John Chamberlain attended the Art Institute of Chicago and Black Mountain College where he studied poetry and sculpture during the early to mid-1950s. He is deemed one of the most prominent three-dimensional Abstract Expressionists of the twentieth century. Chamberlain is renowned for his metal sculptures, constructed from discarded automobile-body parts and other industrial debris that he began creating in the late 1950s.  Reminiscent of the consumerist characteristic Pop Art, but also distinctive tenets of Minimalism and Process Art. Chamberlain oeuvre was inspired by his time spent in the US Navy as a seaman (first class) during World War Two, specifically his time spent on aircraft carrier. In 1966 and 1977 Chamberlain received the John Simon Guggenheim Memorial Foundation Fellowship.
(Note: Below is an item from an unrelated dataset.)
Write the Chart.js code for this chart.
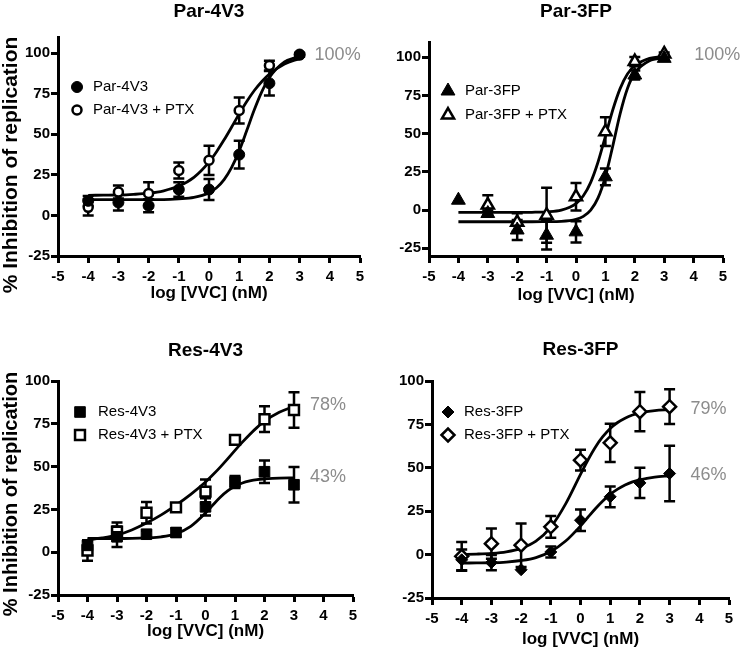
<!DOCTYPE html>
<html>
<head>
<meta charset="utf-8">
<script src="https://cdn.jsdelivr.net/npm/chart.js@4.4.1/dist/chart.umd.min.js"></script>
<style>
  html, body { margin: 0; padding: 0; background: #fff; }
  #grid { position: relative; width: 742px; height: 652px; }
  .panel { position: absolute; width: 371px; height: 326px; }
</style>
</head>
<body>
<div id="grid">
  <div class="panel" style="left:0;top:0"><canvas id="c1" width="371" height="326"></canvas></div>
  <div class="panel" style="left:371px;top:0"><canvas id="c2" width="371" height="326"></canvas></div>
  <div class="panel" style="left:0;top:326px"><canvas id="c3" width="371" height="326"></canvas></div>
  <div class="panel" style="left:371px;top:326px"><canvas id="c4" width="371" height="326"></canvas></div>
</div>
<script>
// log doses where measurements were taken, and where the fitted curves are read
const doses = [-4, -3, -2, -1, 0, 1, 2, 3];
const fitDoses = [-4, -3.5, -3, -2.5, -2, -1.5, -1, -0.5, 0, 0.25, 0.5, 0.75, 1, 1.25, 1.5, 1.75, 2, 2.5, 3];
const xTicks = [-5, -4, -3, -2, -1, 0, 1, 2, 3, 4, 5];
const yTicks = [-25, 0, 25, 50, 75, 100];

// Par-4V3
const par4v3 = [9, 8, 6, 16, 16, 37.5, 81.5, 99.2];
const par4v3Sem = [3, 5, 4, 4.5, 6.5, 8.5, 7.5, 1];
const par4v3Fit = [9.7, 9.7, 9.7, 9.7, 9.8, 9.8, 10.2, 11.1, 14.0, 17.1, 22.1, 29.6, 39.8, 52.3, 65.1, 76.3, 85.0, 94.6, 98.2];
const par4v3Ptx = [5, 14.4, 13.5, 27.7, 34, 64.7, 92.4, 99];
const par4v3PtxSem = [5, 4, 7, 5, 9, 8, 3, 1];
const par4v3PtxFit = [12.4, 12.5, 12.6, 13.0, 13.7, 15.2, 18.1, 23.5, 32.9, 39.3, 46.6, 54.5, 62.6, 70.2, 77.0, 82.6, 87.2, 93.4, 96.7];

// Par-3FP
const par3fp = [6.5, -2.2, -13, -16.4, -14.2, 21.8, 88.4, 99.3];
const par3fpSem = [0, 2, 6.5, 9.4, 7, 5.5, 3, 1];
const par3fpFit = [-7.6, -7.6, -7.6, -7.6, -7.6, -7.6, -7.5, -7.3, -6.0, -4.1, 0.0, 8.0, 22.0, 41.9, 63.0, 79.6, 89.8, 97.8, 99.5];
const par3fpPtx = [null, 3.3, -8, -3.3, 8.7, 51.3, 97.2, 102.2];
const par3fpPtxSem = [0, 6.5, 6, 18, 9, 9.4, 3, 1];
const par3fpPtxFit = [-1.5, -1.5, -1.5, -1.5, -1.5, -1.4, -1.1, 0.0, 4.3, 9.4, 18.2, 31.5, 48.3, 65.5, 79.5, 89.0, 94.6, 99.3, 100.6];

// Res-4V3
const res4v3 = [4, 9, 10.5, 11.5, 26.5, 41, 47, 39.4];
const res4v3Sem = [3, 6, 2, 2.5, 5, 3.5, 6.6, 10.3];
const res4v3Fit = [8.0, 8.0, 8.0, 8.1, 8.4, 9.0, 10.8, 15.1, 22.9, 27.6, 32.1, 35.8, 38.5, 40.4, 41.6, 42.4, 42.8, 43.3, 43.4];
const res4v3Ptx = [1, 12, 23, 26.2, 35.4, 65.6, 77.7, 83.1];
const res4v3PtxSem = [6, 5.3, 6.3, 2, 7, 2, 7.5, 10.4];
const res4v3PtxFit = [7.2, 8.3, 10.0, 13.0, 17.0, 21.8, 27.5, 33.8, 41.0, 45.2, 49.7, 54.5, 59.5, 64.3, 68.8, 72.9, 76.5, 81.7, 85.2];

// Res-3FP
const res3fp = [-3, -4.6, -8.7, 1.5, 19.8, 33.3, 41.3, 46.7];
const res3fpSem = [6, 4.4, 0, 3.2, 6.2, 6, 8.7, 16];
const res3fpFit = [-4.9, -4.8, -4.7, -4.3, -3.4, -1.7, 1.8, 7.8, 16.5, 21.5, 26.4, 30.9, 34.7, 37.7, 40.1, 41.9, 43.1, 44.6, 45.4];
const res3fpPtx = [-1, 6.3, 5.4, 16, 54.4, 64.4, 82.3, 85.2];
const res3fpPtxSem = [8.3, 8.7, 12.5, 6.3, 6, 11, 11.3, 10];
const res3fpPtxFit = [0.1, 0.3, 0.7, 1.6, 3.6, 7.7, 15.8, 29.2, 46.2, 54.5, 61.9, 67.9, 72.7, 76.1, 78.6, 80.4, 81.6, 82.9, 83.5];

// maximal inhibition written next to the curves
const par4v3Max = '100%';
const par3fpMax = '100%';
const res4v3PtxMax = '78%';
const res4v3Max = '43%';
const res3fpPtxMax = '79%';
const res3fpMax = '46%';

const FONT = '"Liberation Sans", Arial, Helvetica, sans-serif';
Chart.defaults.font.family = FONT;
Chart.defaults.color = '#000';

const markers = {
  circle:      { style: 'circle',   radius: 5.5, fill: '#000', border: 1 },
  openCircle:  { style: 'circle',   radius: 4.5, fill: '#fff', border: 2.5 },
  triangle:    { style: 'triangle', radius: 8,   fill: '#000', border: 1 },
  openTri:     { style: 'triangle', radius: 7,   fill: '#fff', border: 2.5 },
  square:      { style: 'rect',     radius: 7.5, fill: '#000', border: 1 },
  openSquare:  { style: 'rect',     radius: 7,   fill: '#fff', border: 2.5 },
  diamond:     { style: 'rectRot',  radius: 6,   fill: '#000', border: 1 },
  openDiamond: { style: 'rectRot',  radius: 6.5, fill: '#fff', border: 2.5 }
};

function drawMarker(ctx, m, x, y) {
  ctx.save();
  ctx.fillStyle = m.fill;
  ctx.strokeStyle = '#000';
  ctx.lineWidth = m.border;
  if (Chart.helpers && Chart.helpers.drawPoint) {
    Chart.helpers.drawPoint(ctx, { pointStyle: m.style, radius: m.radius, rotation: 0, borderWidth: m.border }, x, y);
  } else {
    ctx.beginPath();
    ctx.arc(x, y, m.radius, 0, Math.PI * 2);
    ctx.fill();
    ctx.stroke();
  }
  ctx.restore();
}

// error bars go under the markers
const errorBars = {
  id: 'errorBars',
  beforeDatasetsDraw(chart) {
    const { ctx, scales: { x, y } } = chart;
    ctx.save();
    ctx.strokeStyle = '#000';
    ctx.lineWidth = 2.5;
    chart.data.datasets.forEach(ds => {
      if (!ds.sem) return;
      ds.data.forEach((p, i) => {
        const e = ds.sem[i];
        if (p.y == null || !e) return;
        const px = x.getPixelForValue(p.x);
        const top = y.getPixelForValue(p.y + e);
        const bot = y.getPixelForValue(p.y - e);
        ctx.beginPath();
        ctx.moveTo(px, top); ctx.lineTo(px, bot);
        ctx.moveTo(px - 5.5, top); ctx.lineTo(px + 5.5, top);
        ctx.moveTo(px - 5.5, bot); ctx.lineTo(px + 5.5, bot);
        ctx.stroke();
      });
    });
    ctx.restore();
  }
};

// legend inside the plot, max % labels and the rotated y title
const decor = {
  id: 'decor',
  afterDatasetsDraw(chart, args, opts) {
    const { ctx, chartArea, scales: { x, y } } = chart;
    const series = opts.series;

    ctx.save();
    ctx.font = '15px ' + FONT;
    ctx.textAlign = 'left';
    ctx.textBaseline = 'middle';
    series.forEach((s, i) => {
      const ly = chartArea.top + opts.legend.rows[i];
      drawMarker(ctx, s.marker, chartArea.left + opts.legend.mx, ly);
      ctx.fillStyle = '#000';
      ctx.fillText(s.label, chartArea.left + opts.legend.tx, ly);
    });

    ctx.font = '18px ' + FONT;
    ctx.fillStyle = '#8c8c8c';
    series.forEach(s => {
      if (!s.max) return;
      const last = s.fit[s.fit.length - 1];
      ctx.fillText(s.max, x.getPixelForValue(doses[doses.length - 1]) + opts.pctDx, y.getPixelForValue(last) - 1);
    });

    if (opts.yTitle) {
      ctx.translate(opts.yTitle.x, opts.yTitle.y);
      ctx.rotate(-Math.PI / 2);
      ctx.textAlign = 'center';
      ctx.fillStyle = '#000';
      ctx.font = 'bold ' + opts.yTitle.size + 'px ' + FONT;
      ctx.fillText('% Inhibition of replication', 0, 0);
    }
    ctx.restore();
  }
};

function makePanel(id, cfg) {
  const pointSets = cfg.series.map(s => ({
    label: s.label,
    data: doses.map((d, i) => ({ x: d, y: s.mean[i] })),
    sem: s.sem,
    showLine: false,
    pointStyle: s.marker.style,
    pointRadius: s.marker.radius,
    pointBackgroundColor: s.marker.fill,
    pointBorderColor: '#000',
    pointBorderWidth: s.marker.border,
    order: 0
  }));
  const fitSets = cfg.series.map(s => ({
    label: s.label + ' fit',
    data: fitDoses.map((d, i) => ({ x: d, y: s.fit[i] })),
    showLine: true,
    pointRadius: 0,
    borderColor: '#000',
    borderWidth: 2.8,
    cubicInterpolationMode: 'monotone',
    order: 1
  }));

  new Chart(document.getElementById(id), {
    type: 'scatter',
    data: { datasets: pointSets.concat(fitSets) },
    options: {
      responsive: false,
      animation: false,
      devicePixelRatio: 1,
      layout: { padding: { left: 0, right: cfg.padRight, top: 0, bottom: 0 } },
      plugins: {
        legend: { display: false },
        tooltip: { enabled: false },
        title: {
          display: true,
          fullSize: false,
          text: cfg.title,
          color: '#000',
          font: { size: 19, weight: 'bold' },
          padding: cfg.titlePad
        },
        decor: {
          series: cfg.series,
          legend: cfg.legend,
          pctDx: cfg.pctDx,
          yTitle: cfg.yTitle
        }
      },
      scales: {
        x: {
          type: 'linear',
          min: -5,
          max: 5,
          afterBuildTicks: s => { s.ticks = xTicks.map(v => ({ value: v })); },
          afterFit: s => { s.height = cfg.xHeight; },
          grid: { display: true, drawOnChartArea: false, drawTicks: true, tickLength: 7, tickWidth: 3, tickColor: '#000' },
          border: { display: true, color: '#000', width: 3 },
          ticks: { color: '#000', font: { size: 15, weight: 'bold' }, padding: 5, maxRotation: 0, autoSkip: false },
          title: {
            display: true,
            text: 'log [VVC] (nM)',
            color: '#000',
            font: { size: 17, weight: 'bold' },
            padding: { top: 0, bottom: cfg.xTitlePad }
          }
        },
        y: {
          type: 'linear',
          min: cfg.yMin,
          max: cfg.yMax,
          afterBuildTicks: s => { s.ticks = yTicks.map(v => ({ value: v })); },
          afterFit: s => { s.width = cfg.yWidth; },
          grid: { display: true, drawOnChartArea: false, drawTicks: true, tickLength: 7, tickWidth: 3, tickColor: '#000' },
          border: { display: true, color: '#000', width: 3 },
          ticks: { color: '#000', font: { size: 15, weight: 'bold' }, padding: 1 }
        }
      }
    },
    plugins: [errorBars, decor]
  });
}

makePanel('c1', {
  title: 'Par-4V3',
  series: [
    { label: 'Par-4V3', mean: par4v3, sem: par4v3Sem, fit: par4v3Fit, marker: markers.circle, max: par4v3Max },
    { label: 'Par-4V3 + PTX', mean: par4v3Ptx, sem: par4v3PtxSem, fit: par4v3PtxFit, marker: markers.openCircle }
  ],
  yMin: -25, yMax: 110,
  padRight: 11, yWidth: 58, xHeight: 70, xTitlePad: 22.8,
  titlePad: { top: 0, bottom: 14.2 },
  legend: { mx: 19, tx: 35, rows: [50, 73] },
  pctDx: 15,
  yTitle: { x: 11, y: 165, size: 21 }
});

makePanel('c2', {
  title: 'Par-3FP',
  series: [
    { label: 'Par-3FP', mean: par3fp, sem: par3fpSem, fit: par3fpFit, marker: markers.triangle },
    { label: 'Par-3FP + PTX', mean: par3fpPtx, sem: par3fpPtxSem, fit: par3fpPtxFit, marker: markers.openTri, max: par3fpMax }
  ],
  yMin: -30, yMax: 110,
  padRight: 19, yWidth: 58, xHeight: 70, xTitlePad: 20.8,
  titlePad: { top: 0, bottom: 19.2 },
  legend: { mx: 19, tx: 36, rows: [49, 73] },
  pctDx: 30
});

makePanel('c3', {
  title: 'Res-4V3',
  series: [
    { label: 'Res-4V3', mean: res4v3, sem: res4v3Sem, fit: res4v3Fit, marker: markers.square, max: res4v3Max },
    { label: 'Res-4V3 + PTX', mean: res4v3Ptx, sem: res4v3PtxSem, fit: res4v3PtxFit, marker: markers.openSquare, max: res4v3PtxMax }
  ],
  yMin: -25, yMax: 100,
  padRight: 18, yWidth: 58, xHeight: 57, xTitlePad: 10.8,
  titlePad: { top: 13.6, bottom: 18.6 },
  legend: { mx: 22, tx: 40, rows: [31, 54] },
  pctDx: 16,
  yTitle: { x: 11, y: 168, size: 20 }
});

makePanel('c4', {
  title: 'Res-3FP',
  series: [
    { label: 'Res-3FP', mean: res3fp, sem: res3fpSem, fit: res3fpFit, marker: markers.diamond, max: res3fpMax },
    { label: 'Res-3FP + PTX', mean: res3fpPtx, sem: res3fpPtxSem, fit: res3fpPtxFit, marker: markers.openDiamond, max: res3fpPtxMax }
  ],
  yMin: -25, yMax: 100,
  padRight: 13, yWidth: 61, xHeight: 54, xTitlePad: 2.8,
  titlePad: { top: 12.6, bottom: 19.6 },
  legend: { mx: 16, tx: 32, rows: [31, 54] },
  pctDx: 21
});
</script>
</body>
</html>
He also represented the United States at La Biennale di Venezia in 1964 and was awarded the Lifetime Achievement Award in Contemporary Sculpture from the International Sculpture Center in Hamilton in 1993. Chamberlain’s work is included in numerous international public collections, including the Dallas Museum of Art in Dallas, The Detroit Institute of Arts in Detroit, Moderna Museet in Stockholm, Museum Ludwig in Cologne, The Museum of Modern Art in New York, Tate Gallery in London, and Whitney Museum of American Art in New York.